--- STATED GOAL ---
Set the lines down again exactly, first line through the line that contains "const EXPLODE = 7;", with no pictures.

━━━━━ GIVEN INFORMATION

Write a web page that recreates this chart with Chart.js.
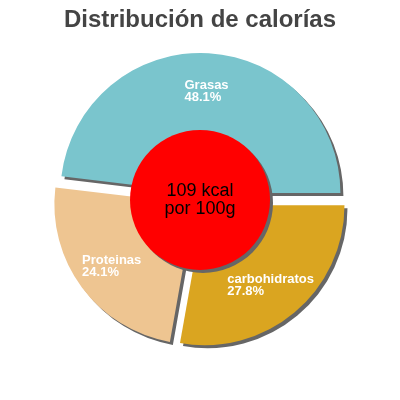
<!DOCTYPE html>
<html>
<head>
<meta charset="utf-8">
<script src="https://cdn.jsdelivr.net/npm/chart.js@4/dist/chart.umd.min.js"></script>
<style>
  html, body { margin: 0; padding: 0; background: #fff; }
  #wrap { width: 400px; height: 400px; }
</style>
</head>
<body>
<div id="wrap"><canvas id="pie"></canvas></div>
<script>
const labels = ['Grasas', 'carbohidratos', 'Proteinas'];
const shares = [48.1, 27.8, 24.1];
const colors = ['#7AC5CD', '#DAA520', '#EEC591'];
const centerLines = ['109 kcal', 'por 100g'];

const EXPLODE = 7;

// exploded slices with a hard drop shadow (draws the library's own arc elements)
const explodePlugin = {
    id: 'explode',
    beforeDatasetDraw(chart, args) {
        const c = chart.ctx;
        args.meta.data.forEach(arc => {
            const mid = (arc.startAngle + arc.endAngle) / 2;
            c.save();
            c.translate(Math.cos(mid) * EXPLODE, Math.sin(mid) * EXPLODE);
            c.shadowColor = '#666';
            c.shadowOffsetX = 3;
            c.shadowOffsetY = 3;
            c.shadowBlur = 0;
            arc.draw(c);
            c.restore();
        });
        return false;
    }
};

// red disc in the middle + slice labels
const centerPlugin = {
    id: 'center',
    afterDatasetsDraw(chart) {
        const c = chart.ctx;
        const arcs = chart.getDatasetMeta(0).data;
        const a0 = arcs[0];
        const cx = a0.x, cy = a0.y;
        const R = a0.outerRadius;

        c.save();
        c.shadowColor = '#666';
        c.shadowOffsetX = 3;
        c.shadowOffsetY = 3;
        c.beginPath();
        c.arc(cx, cy, R / 2, 0, Math.PI * 2);
        c.fillStyle = '#FF0000';
        c.fill();
        c.restore();

        c.save();
        c.fillStyle = '#000';
        c.font = '18px "Liberation Sans", Arial, sans-serif';
        c.textAlign = 'center';
        c.textBaseline = 'alphabetic';
        c.fillText(centerLines[0], cx, cy - 4);
        c.fillText(centerLines[1], cx, cy + 14.5);
        c.restore();

        c.save();
        c.fillStyle = '#fff';
        c.font = 'bold 13px "Liberation Sans", Arial, sans-serif';
        c.textAlign = 'left';
        c.textBaseline = 'alphabetic';
        arcs.forEach((arc, i) => {
            const mid = (arc.startAngle + arc.endAngle) / 2;
            const d = EXPLODE + arc.outerRadius * 0.735;
            const lx = arc.x + Math.cos(mid) * d;
            const ly = arc.y + Math.sin(mid) * d;
            const l1 = labels[i];
            const l2 = shares[i].toFixed(1) + '%';
            const w = Math.max(c.measureText(l1).width, c.measureText(l2).width);
            c.fillText(l1, lx - w / 2, ly - 1.5);
            c.fillText(l2, lx - w / 2, ly + 10.5);
        });
        c.restore();
    }
};

new Chart(document.getElementById('pie'), {
    type: 'pie',
    data: {
        labels: labels,
        datasets: [{
            data: shares,
            backgroundColor: colors,
            borderWidth: 0
        }]
    },
    options: {
        responsive: true,
        maintainAspectRatio: false,
        animation: false,
        events: [],
        rotation: 90 - shares[0] * 3.6,
        radius: 140,
        layout: { padding: { bottom: 35 } },
        plugins: {
            legend: { display: false },
            tooltip: { enabled: false },
            title: {
                display: true,
                text: 'Distribución de calorías',
                color: '#444',
                font: { family: '"Liberation Sans", Arial, sans-serif', size: 24, weight: 'bold', lineHeight: 1.2 },
                padding: { top: 6, bottom: 0 }
            }
        }
    },
    plugins: [explodePlugin, centerPlugin]
});
</script>
</body>
</html>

━━━━━━━━━━

--- SOLUTION FOR THIS PROBLEM ---
Write a web page that recreates this chart with Chart.js.
<!DOCTYPE html>
<html>
<head>
<meta charset="utf-8">
<script src="https://cdn.jsdelivr.net/npm/chart.js@4/dist/chart.umd.min.js"></script>
<style>
  html, body { margin: 0; padding: 0; background: #fff; }
  #wrap { width: 400px; height: 400px; }
</style>
</head>
<body>
<div id="wrap"><canvas id="pie"></canvas></div>
<script>
const labels = ['Grasas', 'carbohidratos', 'Proteinas'];
const shares = [48.1, 27.8, 24.1];
const colors = ['#7AC5CD', '#DAA520', '#EEC591'];
const centerLines = ['109 kcal', 'por 100g'];

const EXPLODE = 7;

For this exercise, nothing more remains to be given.